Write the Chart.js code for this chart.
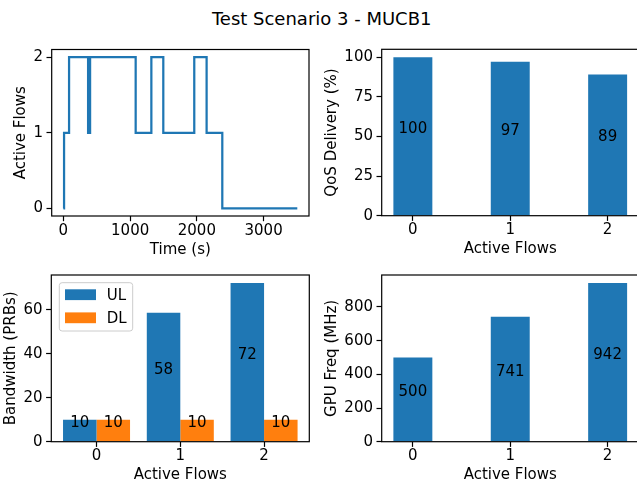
<!DOCTYPE html>
<html>
<head>
<meta charset="utf-8">
<script src="https://cdn.jsdelivr.net/npm/chart.js@4"></script>
<style>
  html, body { margin: 0; padding: 0; background: #fff; }
  body { width: 637px; height: 485px; overflow: hidden; position: relative; font-family: 'DejaVu Sans', sans-serif; }
  #title { position: absolute; left: 321.7px; top: 8.8px; transform: translateX(-50%); font-size: 18px; line-height: 20px; white-space: nowrap; color: #000; }
  canvas { position: absolute; }
</style>
</head>
<body>
<div id="title">Test Scenario 3 - MUCB1</div>
<canvas id="flowsTime"></canvas>
<canvas id="qos"></canvas>
<canvas id="bandwidth"></canvas>
<canvas id="gpu"></canvas>
<script>
// Data
const timeSec = [0, 10, 85, 370, 400, 1083, 1318, 1497, 1961, 2146, 2381, 3505];
const activeFlows = [0, 1, 2, 1, 2, 1, 2, 1, 2, 1, 0, 0];
const flowLevels = [0, 1, 2];
const qosDelivery = [100, 97.2, 89.1];
const bandwidthUL = [10, 58.7, 72.3];
const bandwidthDL = [10, 10, 10];
const gpuFreq = [500, 741.3, 942.4];

const timeTicks = [0, 1000, 2000, 3000];
const flowTicks = [0, 1, 2];
const qosTicks = [0, 25, 50, 75, 100];
const bandwidthTicks = [0, 20, 40, 60];
const gpuTicks = [0, 200, 400, 600, 800];

const C0 = '#1f77b4';
const C1 = '#ff7f0e';
const FONT = { family: 'DejaVu Sans', size: 15 };
const LH = FONT.size * 1.2;

// matplotlib-style 5% margins
function margins(lo, hi) {
  const m = (hi - lo) * 0.05;
  return [lo - m, hi + m];
}

function axis(g, which, title, range, ticks) {
  const opts = {
    type: 'linear',
    bounds: 'data',
    min: range[0],
    max: range[1],
    offset: false,
    afterBuildTicks: s => { s.ticks = ticks.map(v => ({ value: v })); },
    grid: { display: true, drawOnChartArea: false, drawTicks: true, tickLength: 5.2, tickWidth: 1.2, tickColor: '#000', offset: false },
    border: { display: false },
    ticks: { color: '#000', font: FONT, maxRotation: 0, autoSkip: false, callback: v => String(v) },
    title: { display: true, text: title, color: '#000', font: FONT }
  };
  if (which === 'x') {
    opts.afterFit = s => { s.height = g.top + g.h - g.area[3]; };
    opts.ticks.padding = 0.5;
    opts.title.padding = { top: 0, bottom: g.top + g.h - g.xTitle - LH / 2 };
  } else {
    opts.afterFit = s => { s.width = g.area[0] - g.left; };
    opts.ticks.padding = 3.5;
    opts.title.padding = { top: g.yTitle - g.left - LH / 2, bottom: 0 };
  }
  return opts;
}

const frame = {
  id: 'frame',
  afterDatasetsDraw(chart) {
    const { ctx, chartArea: a } = chart;
    ctx.save();
    ctx.strokeStyle = '#000';
    ctx.lineWidth = 1.2;
    ctx.strokeRect(a.left, a.top, a.right - a.left, a.bottom - a.top);
    ctx.restore();
  }
};

// value text at half bar height, like ax.text(x, h/2, int(h), va='bottom')
const barLabels = {
  id: 'barLabels',
  afterDraw(chart) {
    const { ctx } = chart;
    const yScale = chart.scales.y;
    ctx.save();
    ctx.font = FONT.size + 'px "DejaVu Sans"';
    ctx.fillStyle = '#000';
    ctx.textAlign = 'center';
    ctx.textBaseline = 'bottom';
    chart.data.datasets.forEach((ds, i) => {
      chart.getDatasetMeta(i).data.forEach((bar, j) => {
        const v = ds.data[j].y;
        ctx.fillText(String(Math.floor(v)), bar.x, yScale.getPixelForValue(v / 2));
      });
    });
    ctx.restore();
  }
};

const boxLegend = {
  id: 'boxLegend',
  afterDraw(chart) {
    const { ctx, chartArea: a } = chart;
    const x0 = a.left + 8;
    const y0 = a.top + 7.7;
    ctx.save();
    ctx.fillStyle = 'rgba(255,255,255,0.8)';
    ctx.strokeStyle = '#cccccc';
    ctx.lineWidth = 1;
    ctx.beginPath();
    ctx.roundRect(x0, y0, 73.4, 48.3, 2.8);
    ctx.fill();
    ctx.stroke();
    ctx.font = FONT.size + 'px "DejaVu Sans"';
    ctx.textAlign = 'left';
    ctx.textBaseline = 'middle';
    chart.data.datasets.forEach((ds, i) => {
      const cy = y0 + 12 + i * 23.1;
      ctx.fillStyle = ds.backgroundColor;
      ctx.fillRect(x0 + 5.7, cy - 5.4, 31, 10.8);
      ctx.fillStyle = '#000';
      ctx.fillText(ds.label, x0 + 47.4, cy + 1);
    });
    ctx.restore();
  }
};

function makeChart(id, g, type, datasets, xAxis, yAxis, plugins) {
  const canvas = document.getElementById(id);
  canvas.width = g.w;
  canvas.height = g.h;
  canvas.style.left = g.left + 'px';
  canvas.style.top = g.top + 'px';
  return new Chart(canvas, {
    type,
    data: { datasets },
    options: {
      responsive: false,
      animation: false,
      events: [],
      layout: { padding: { left: 0, top: g.area[1] - g.top, right: g.left + g.w - g.area[2], bottom: 0 } },
      plugins: { legend: { display: false }, tooltip: { enabled: false } },
      scales: { x: xAxis, y: yAxis }
    },
    plugins
  });
}

function points(xs, ys) {
  return xs.map((x, i) => ({ x, y: ys[i] }));
}

// Active flows over time
const gTL = { left: 0, top: 30, w: 320, h: 230, area: [51.7, 49.5, 309, 216], xTitle: 249.7, yTitle: 20.8 };
makeChart('flowsTime', gTL, 'line', [{
  data: points(timeSec, activeFlows),
  borderColor: C0,
  borderWidth: 2.25,
  pointRadius: 0,
  stepped: true,
  fill: false
}],
  axis(gTL, 'x', 'Time (s)', margins(timeSec[0], timeSec[timeSec.length - 1]), timeTicks),
  axis(gTL, 'y', 'Active Flows', margins(0, 2), flowTicks),
  [frame]);

// QoS delivery
const gTR = { left: 320, top: 30, w: 320, h: 230, area: [381.7, 49.3, 638.8, 215.7], xTitle: 249.5, yTitle: 332 };
makeChart('qos', gTR, 'bar', [{
  data: points(flowLevels, qosDelivery),
  backgroundColor: C0,
  borderWidth: 0,
  categoryPercentage: 1,
  barPercentage: 0.4
}],
  axis(gTR, 'x', 'Active Flows', margins(-0.2, 2.2), flowTicks),
  axis(gTR, 'y', 'QoS Delivery (%)', [0, Math.max(...qosDelivery) * 1.05], qosTicks),
  [frame, barLabels]);

// Bandwidth UL / DL
const gBL = { left: 0, top: 260, w: 320, h: 225, area: [51.3, 275, 309.3, 441.7], xTitle: 475, yTitle: 10.8 };
makeChart('bandwidth', gBL, 'bar', [
  { label: 'UL', data: points(flowLevels, bandwidthUL), backgroundColor: C0, borderWidth: 0, categoryPercentage: 0.8, barPercentage: 1 },
  { label: 'DL', data: points(flowLevels, bandwidthDL), backgroundColor: C1, borderWidth: 0, categoryPercentage: 0.8, barPercentage: 1 }
],
  axis(gBL, 'x', 'Active Flows', margins(-0.4, 2.4), flowTicks),
  axis(gBL, 'y', 'Bandwidth (PRBs)', [0, Math.max(...bandwidthUL, ...bandwidthDL) * 1.05], bandwidthTicks),
  [frame, barLabels, boxLegend]);

// GPU frequency
const gBR = { left: 320, top: 260, w: 320, h: 225, area: [381.7, 275, 638.8, 441.7], xTitle: 475, yTitle: 332.5 };
makeChart('gpu', gBR, 'bar', [{
  data: points(flowLevels, gpuFreq),
  backgroundColor: C0,
  borderWidth: 0,
  categoryPercentage: 1,
  barPercentage: 0.4
}],
  axis(gBR, 'x', 'Active Flows', margins(-0.2, 2.2), flowTicks),
  axis(gBR, 'y', 'GPU Freq (MHz)', [0, Math.max(...gpuFreq) * 1.05], gpuTicks),
  [frame, barLabels]);
</script>
</body>
</html>
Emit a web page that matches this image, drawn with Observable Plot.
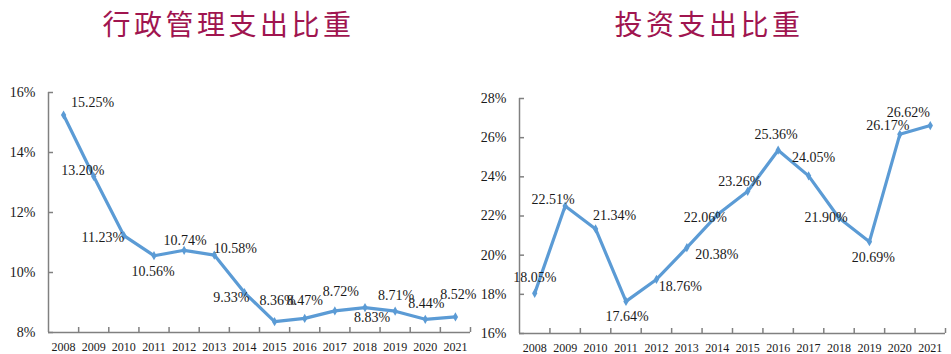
<!DOCTYPE html>
<html>
<head>
<meta charset="utf-8">
<script src="https://cdn.jsdelivr.net/npm/d3@7"></script>
<script src="https://cdn.jsdelivr.net/npm/@observablehq/plot@0.6"></script>
<style>
  html, body { margin: 0; padding: 0; background: #fff; }
  #wrap { display: flex; width: 951px; height: 354px; overflow: hidden; }
  .panel { position: relative; }
  .title {
    height: 50px; line-height: 46px; text-align: center;
    font-family: "Noto Sans CJK SC", sans-serif; font-size: 28px;
    letter-spacing: 3.5px; color: #a0154f; white-space: nowrap;
  }
</style>
</head>
<body>
<div id="wrap">
  <div class="panel" id="p1" style="width:475px"><div class="title" style="padding-right:18px">行政管理支出比重</div></div>
  <div class="panel" id="p2" style="width:476px"><div class="title" style="padding-right:8px">投资支出比重</div></div>
</div>
<script>
const years = [2008, 2009, 2010, 2011, 2012, 2013, 2014, 2015, 2016, 2017, 2018, 2019, 2020, 2021];
const adminShare = [15.25, 13.20, 11.23, 10.56, 10.74, 10.58, 9.33, 8.36, 8.47, 8.72, 8.83, 8.71, 8.44, 8.52];
const investShare = [18.05, 22.51, 21.34, 17.64, 18.76, 20.38, 22.06, 23.26, 25.36, 24.05, 21.90, 20.69, 26.17, 26.62];
const adminTicks = [8, 10, 12, 14, 16];
const investTicks = [16, 18, 20, 22, 24, 26, 28];

// label nudges (layout only): [dx, dy] from each point
const adminLabelNudge = [[29,-12],[-11,-6],[-21,2],[-1,16],[1,-10],[21,-7],[-13,5],[3,-21],[0,-18],[6,-19],[7,10],[1,-16],[1,-16],[3,-22]];
const investLabelNudge = [[0,-16],[-12,-6],[19,-13],[1,15],[24,7],[30,7],[-12,3],[-8,-10],[-2,-16],[5,-18],[-13,0],[4,16],[-12,-9],[-22,-13]];

const lineColor = "#5b9bd5";
const axisColor = "#808080";

function makeChart(values, ticks, nudges, layout) {
  const data = years.map((y, i) => ({year: y, v: values[i]}));
  const boundaries = years.map(y => y + 0.5);
  const labels = data.map((d, i) => Plot.text([d], {
    x: "year", y: "v", text: d => d.v.toFixed(2) + "%",
    dx: nudges[i][0], dy: nudges[i][1],
    fontSize: 14, fill: "#1a1a1a"
  }));
  return Plot.plot({
    width: layout.width, height: 304,
    marginLeft: layout.ml, marginRight: layout.mr, marginTop: layout.mt, marginBottom: layout.mb,
    x: {domain: [years[0] - 0.5, years[years.length - 1] + 0.5], axis: null},
    y: {domain: [ticks[0], ticks[ticks.length - 1]], axis: null},
    style: {fontFamily: "'Liberation Serif', 'Times New Roman', serif", fontSize: "14px", color: "#1a1a1a", background: "transparent", overflow: "visible"},
    marks: [
      Plot.axisY({ticks, label: null, tickSize: 0, tickPadding: 13, tickFormat: d => d + "%", fontSize: 14}),
      Plot.axisY({ticks, label: null, tickSize: 5, dx: 5, tickFormat: () => "", stroke: axisColor, strokeWidth: 1.5}),
      Plot.axisX({ticks: years, label: null, tickSize: 0, tickPadding: 10, tickFormat: d => String(d), fontSize: 12}),
      Plot.axisX({ticks: boundaries, label: null, tickSize: 5, dy: -5, tickFormat: () => "", stroke: axisColor, strokeWidth: 1.5}),
      Plot.ruleY([ticks[0]], {stroke: axisColor, strokeWidth: 1.5}),
      Plot.ruleX([years[0] - 0.5], {stroke: axisColor, strokeWidth: 1.5}),
      Plot.line(data, {x: "year", y: "v", stroke: lineColor, strokeWidth: 3.2, strokeLinejoin: "round"}),
      Plot.dot(data, {x: "year", y: "v", symbol: "diamond", r: 2.8, fill: lineColor}),
      ...labels
    ]
  });
}

document.getElementById("p1").appendChild(
  makeChart(adminShare, adminTicks, adminLabelNudge, {width: 475, ml: 48, mr: 5, mt: 42, mb: 22})
);
document.getElementById("p2").appendChild(
  makeChart(investShare, investTicks, investLabelNudge, {width: 476, ml: 44, mr: 6, mt: 48, mb: 21})
);
</script>
</body>
</html>
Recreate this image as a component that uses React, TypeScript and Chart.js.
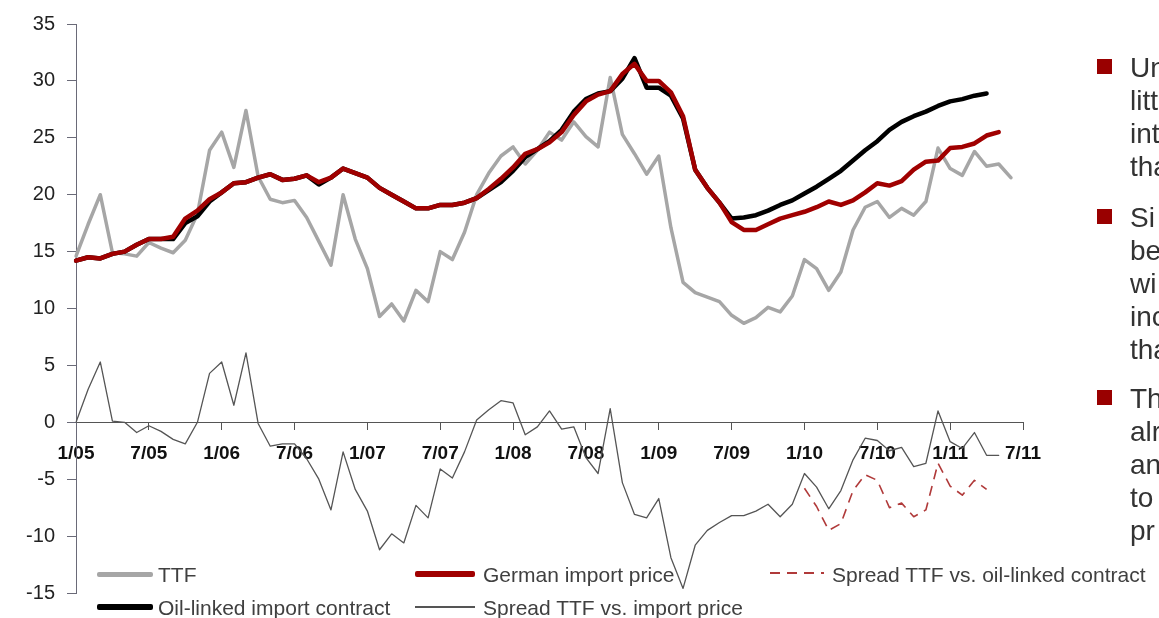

_ _ _

Prompt -
Transcribe exactly, with no pictures, the lines running from the first line of the material through the line holding "const gpuFreq = [500, 741.3, 942.4];".

Solution below -
Write the Chart.js code for this chart.
<!DOCTYPE html>
<html>
<head>
<meta charset="utf-8">
<script src="https://cdn.jsdelivr.net/npm/chart.js@4"></script>
<style>
  html, body { margin: 0; padding: 0; background: #fff; }
  body { width: 637px; height: 485px; overflow: hidden; position: relative; font-family: 'DejaVu Sans', sans-serif; }
  #title { position: absolute; left: 321.7px; top: 8.8px; transform: translateX(-50%); font-size: 18px; line-height: 20px; white-space: nowrap; color: #000; }
  canvas { position: absolute; }
</style>
</head>
<body>
<div id="title">Test Scenario 3 - MUCB1</div>
<canvas id="flowsTime"></canvas>
<canvas id="qos"></canvas>
<canvas id="bandwidth"></canvas>
<canvas id="gpu"></canvas>
<script>
// Data
const timeSec = [0, 10, 85, 370, 400, 1083, 1318, 1497, 1961, 2146, 2381, 3505];
const activeFlows = [0, 1, 2, 1, 2, 1, 2, 1, 2, 1, 0, 0];
const flowLevels = [0, 1, 2];
const qosDelivery = [100, 97.2, 89.1];
const bandwidthUL = [10, 58.7, 72.3];
const bandwidthDL = [10, 10, 10];
const gpuFreq = [500, 741.3, 942.4];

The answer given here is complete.